Est-ce un film écolo ?

Oui et non.

Un biopic alors?

Il y a beaucoup d’archives. Le film raconte sa vie à partir de sa première expédition en antarctique jusqu’à ce qu’il découvre le taux de CO2 et d’autres gaz dans les carottages et leurs rapports avec les variations climatiques ; ça remet au centre ces gens qu’on n’entend pas souvent, qui sont des scientifiques, et qui ont passé 50 ans de leur vie sur ce problème. Enfin un vrai film écologique.

Que pensez-vous du pouvoir de cet intermédiaire entre le réalisateur et le compositeur qu’on appelle supervisor musical et dont on ne connaît pas trop ni son origine ni ses talents?

On pourrait appeler cela un producteur musical. A la base c’est aider le réalisateur, qui n’a pas forcément une idée musicale, à trouver la bonne personne ; ensuite il gère la production musicale.

C’est comme le directeur de casting ; il faut être bien avec lui pour qu’il vous propose.

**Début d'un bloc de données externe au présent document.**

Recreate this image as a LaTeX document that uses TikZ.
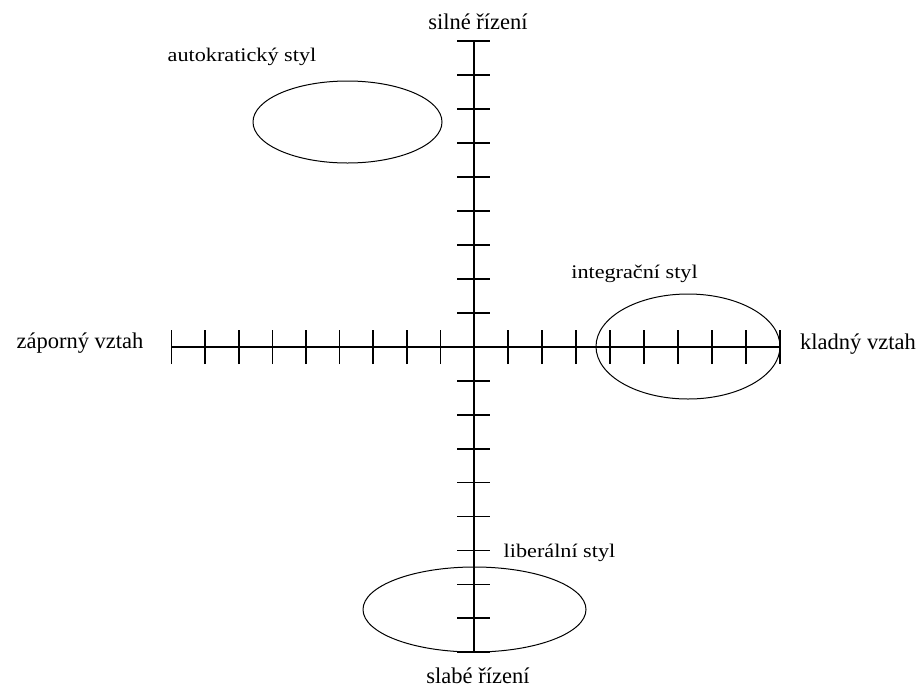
\documentclass[tikz,border=0pt]{standalone}
\usepackage{fontspec}
\setmainfont{Liberation Serif}
\newfontfamily\stretchedserif[FakeStretch=1.15]{Liberation Serif}
\usetikzlibrary{shapes.geometric}
\begin{document}
\begin{tikzpicture}[x=1pt,y=-1pt,
  axisline/.style={line width=1.7pt},
  tickline/.style={line width=1.6pt},
  stylering/.style={draw, ellipse, line width=1pt, inner sep=0pt},
  biglabel/.style={font=\fontsize{22.5}{24}\selectfont, inner sep=0pt, anchor=base},
  smalllabel/.style={font=\stretchedserif\fontsize{19.3}{21}\selectfont, inner sep=0pt, anchor=base}]
\useasboundingbox (0,0) rectangle (923,697);
% axis end points
\coordinate (top) at (474,41);
\coordinate (bottom) at (474,652);
\coordinate (left) at (172,347);
\coordinate (right) at (780,347);
\coordinate (origin) at (474,347);
% axes
\draw[axisline] (top) -- (bottom);
\draw[axisline] (left) -- (right);
% ticks on vertical axis
\foreach \i in {1,...,9} {
  \draw[tickline] ([xshift=-17pt,yshift=34*\i pt]origin) -- ([xshift=16pt,yshift=34*\i pt]origin);
  \draw[tickline] ([xshift=-17pt,yshift=-33.9*\i pt]origin) -- ([xshift=16pt,yshift=-33.9*\i pt]origin);
}
% ticks on horizontal axis
\foreach \i in {1,...,9} {
  \draw[tickline] ([xshift=34*\i pt,yshift=-17pt]origin) -- ([xshift=34*\i pt,yshift=17pt]origin);
  \draw[tickline] ([xshift=-33.6*\i pt,yshift=-17pt]origin) -- ([xshift=-33.6*\i pt,yshift=17pt]origin);
}
% style ellipses
\node[stylering, minimum width=189pt, minimum height=82pt] (auto) at (347.5,122) {};
\node[stylering, minimum width=184pt, minimum height=105pt] (integ) at (688,346.5) {};
\node[stylering, minimum width=223pt, minimum height=85pt] (liber) at (474.5,609.5) {};
% axis labels
\node[biglabel] (strong) at (478,29) {silné řízení};
\node[biglabel] (weak) at (478,683) {slabé řízení};
\node[biglabel] (neg) at (80,348) {záporný vztah};
\node[biglabel] (pos) at (858,349) {kladný vztah};
% style labels
\node[smalllabel] (lauto) at (242,61) {autokratický styl};
\node[smalllabel] (linteg) at (634.5,278) {integrační styl};
\node[smalllabel] (lliber) at (559.5,557) {liberální styl};
\end{tikzpicture}
\end{document}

Il y a des réalisateurs qui ne savent pas à qui s’adresser, qui ne savent pas quel type de musique il faut pour leur film. C’est un conseiller, il donne des idées de compositeurs, puis après il y a toute la production musicale dont s’occupe le supervisor. La musique est un domaine très particulier, il y a les questions de droits, de cessions, celle aussi de trouver un orchestre….Chez les américains ça existe depuis longtemps.

Comment vous l’aviez rencontré ?

Elle avait apprécié la musique de Splice et c’est à cette occasion qu’on s’était rencontré.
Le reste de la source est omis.